Daniel received some extraordinary information in a discussion with the messenger, Gabriel, while in a season of prayer. It was the first year of the reign of Darius. Parenthetically, this Darius happened to be the uncle of Cyrus, the one who was used of God to send the remnant back to Jerusalem after 70 years in captivity. Daniel had been reading the prophecy in Jeremiah that gave the duration of the punishment as 70 years. Perhaps he also read the writings of Isaiah who specifically mentioned that Cyrus would be used of God to loose the loins of kings (remember that knee-knocking experience of Belshazzar in chapter 5?) and to rebuild Jerusalem. I had the mistaken impression that Darius was the man who defeated Belshazzar when actually it was his nephew, Cyrus the Persian, who was the general that brought the era of Babylonian domination to an end. Darius then ruled. Cyrus followed him.
As an old man, Daniel realized that the 70 years would be completed within the coming decade. The anticipation drove him to his knees in confession of national and personal sin. He also petitioned for the city of Jerusalem and for the temple there. Seeing the situation of the people must have made him wonder just how God would accomplish this promise!
Does God issue any commands?
- In Daniel's prayer he acknowledges that as a people they had broken God's commandments as recorded in the law of Moses.
- The commandment came from God at the beginning of Daniel's prayer for Gabriel to go to Daniel and explain coming events.
Does God make any promises?
- Many things would be accomplished within 70 "weeks" of years (70 x 7 = 490). These included finishing the transgression, to make an end of sins, to make reconciliation for iniquity, to bring everlasting righteousness, to seal up the vision and prophecy, and to anoint the Most Holy.
- God promised that from the time of the commandment to restore and to build Jerusalem until the time that the Messiah was cut off would be 69 weeks (69 x 7 = 483). This was accomplished as counted from the time of Nehemiah to the crucifixion. (The prophecy is further broken down. Part of it happened in the first 7 weeks (7 x 7) and the rest of it occurred in the latter 62 weeks (62 x 7). This leaves 1 week yet to be fulfilled when the prince of this world will make a covenant with Israel then will perform desolation in Jerusalem as mentioned in chapter 8. (7 x 1 = 7, which is the time that many describe as the Great Tribulation.)
Does this chapter teach anything about Jesus?
- Jesus is the Most Holy.
- Jesus is the Messiah that was cut off, but not for himself. (The disciples of Jesus must not have paid any attention to that whole being "cut off" part of Daniel's prophecy since they thought Jesus was going to establish the Kingdom during His first advent. That is why they kept asking Him, "Are you going to restore the kingdom now?" Or, "When exactly will it be then?" Remember that even on the road to Emmaus those disciples grieved that the man they thought to be the Messiah who would establish the kingdom had been recently crucified!)

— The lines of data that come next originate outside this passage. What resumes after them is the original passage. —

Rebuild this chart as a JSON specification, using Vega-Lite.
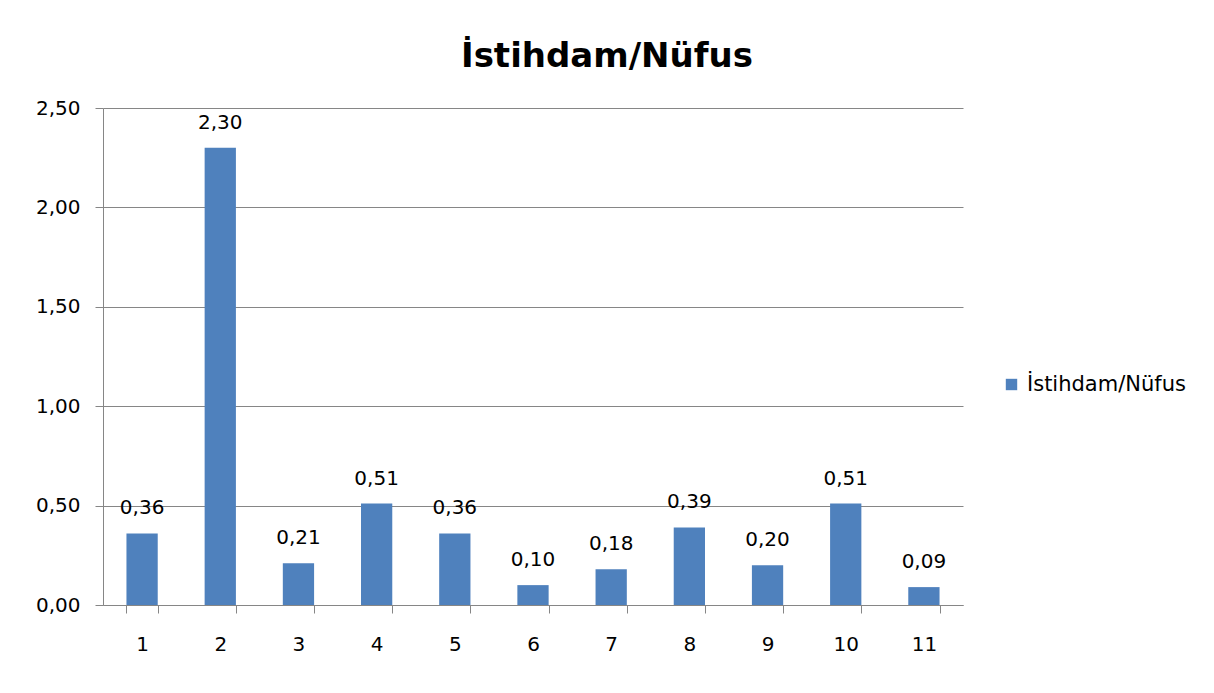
{
  "$schema": "https://vega.github.io/schema/vega-lite/v6.json",
  "autosize": {"type": "none"},
  "width": 860,
  "height": 497,
  "padding": {"left": 103, "top": 108, "right": 251, "bottom": 88},
  "background": "white",
  "title": {
    "text": "İstihdam/Nüfus",
    "font": "DejaVu Sans",
    "fontSize": 34,
    "fontWeight": "bold",
    "color": "#000000",
    "anchor": "middle",
    "dx": 74,
    "offset": 24
  },
  "config": {
    "locale": {"number": {"decimal": ",", "thousands": ".", "grouping": [3], "currency": ["", " TL"]}},
    "view": {"stroke": null},
    "font": "DejaVu Sans"
  },
  "data": {
    "values": [
      {"kategori": "1", "deger": 0.36, "seri": "İstihdam/Nüfus"},
      {"kategori": "2", "deger": 2.30, "seri": "İstihdam/Nüfus"},
      {"kategori": "3", "deger": 0.21, "seri": "İstihdam/Nüfus"},
      {"kategori": "4", "deger": 0.51, "seri": "İstihdam/Nüfus"},
      {"kategori": "5", "deger": 0.36, "seri": "İstihdam/Nüfus"},
      {"kategori": "6", "deger": 0.10, "seri": "İstihdam/Nüfus"},
      {"kategori": "7", "deger": 0.18, "seri": "İstihdam/Nüfus"},
      {"kategori": "8", "deger": 0.39, "seri": "İstihdam/Nüfus"},
      {"kategori": "9", "deger": 0.20, "seri": "İstihdam/Nüfus"},
      {"kategori": "10", "deger": 0.51, "seri": "İstihdam/Nüfus"},
      {"kategori": "11", "deger": 0.09, "seri": "İstihdam/Nüfus"}
    ]
  },
  "encoding": {
    "x": {
      "field": "kategori",
      "type": "ordinal",
      "sort": null,
      "scale": {"paddingInner": 0.6, "paddingOuter": 0.3},
      "axis": {
        "title": null,
        "labelAngle": 0,
        "labelFont": "DejaVu Sans",
        "labelFontSize": 20,
        "labelColor": "#000000",
        "labelPadding": 21,
        "tickBand": "extent",
        "tickSize": 8,
        "tickColor": "#868686",
        "domainColor": "#868686",
        "grid": false
      }
    },
    "y": {
      "field": "deger",
      "type": "quantitative",
      "scale": {"domain": [0, 2.5], "nice": false},
      "axis": {
        "title": null,
        "values": [0, 0.5, 1, 1.5, 2, 2.5],
        "format": ".2f",
        "labelFont": "DejaVu Sans",
        "labelFontSize": 20,
        "labelColor": "#000000",
        "labelPadding": 15,
        "tickSize": 8,
        "tickColor": "#868686",
        "domainColor": "#868686",
        "gridColor": "#868686",
        "grid": true
      }
    }
  },
  "layer": [
    {
      "mark": {"type": "bar", "color": "#4F81BD"},
      "encoding": {
        "color": {
          "field": "seri",
          "type": "nominal",
          "scale": {"range": ["#4F81BD"]},
          "legend": {
            "title": null,
            "orient": "none",
            "legendX": 898,
            "legendY": 266,
            "symbolType": "square",
            "symbolSize": 130,
            "symbolStrokeWidth": 0,
            "labelFont": "DejaVu Sans",
            "labelFontSize": 21,
            "labelColor": "#000000",
            "labelOffset": 5
          }
        }
      }
    },
    {
      "mark": {"type": "text", "baseline": "alphabetic", "dy": -19, "font": "DejaVu Sans", "fontSize": 20, "color": "#000000"},
      "encoding": {
        "text": {"field": "deger", "type": "quantitative", "format": ".2f"}
      }
    }
  ]
}
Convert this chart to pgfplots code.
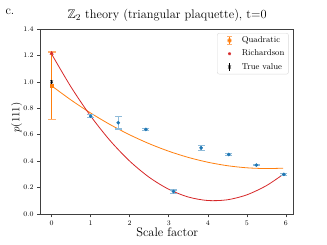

- Jesus is the only way that transgression could be finished, that sins could be ended, that reconciliation between God and man could be accomplished, and that everlasting righteousness could be guaranteed.
Does this chapter teach anything about yet-future events?
- There is 1 "week" or 7 years yet to be fulfilled from Daniel's prophecy. It is the time when the prince (this is Satan, the prince of this world) will make a covenant with Israel. Midway through the week (3 1/2 years) he will break the covenant and will overspread Jerusalem with abominations that make it desolate until the consummation (of the world's history). This is confirmed by the book of Revelation. This precedes the introduction of New Jerusalem that comes down from Heaven to the New Earth adorned as a bride for her Husband.
Note: There is a great discussion in Dr. Floyd Nolen Jones' book The Chronology of the Old Testament as well as charts to show the reckoning of the 70 years of captivity as well as the 483 years between the rebuilding of the walls of Jerusalem and the year when the Messiah was "cut off" for the sins of others.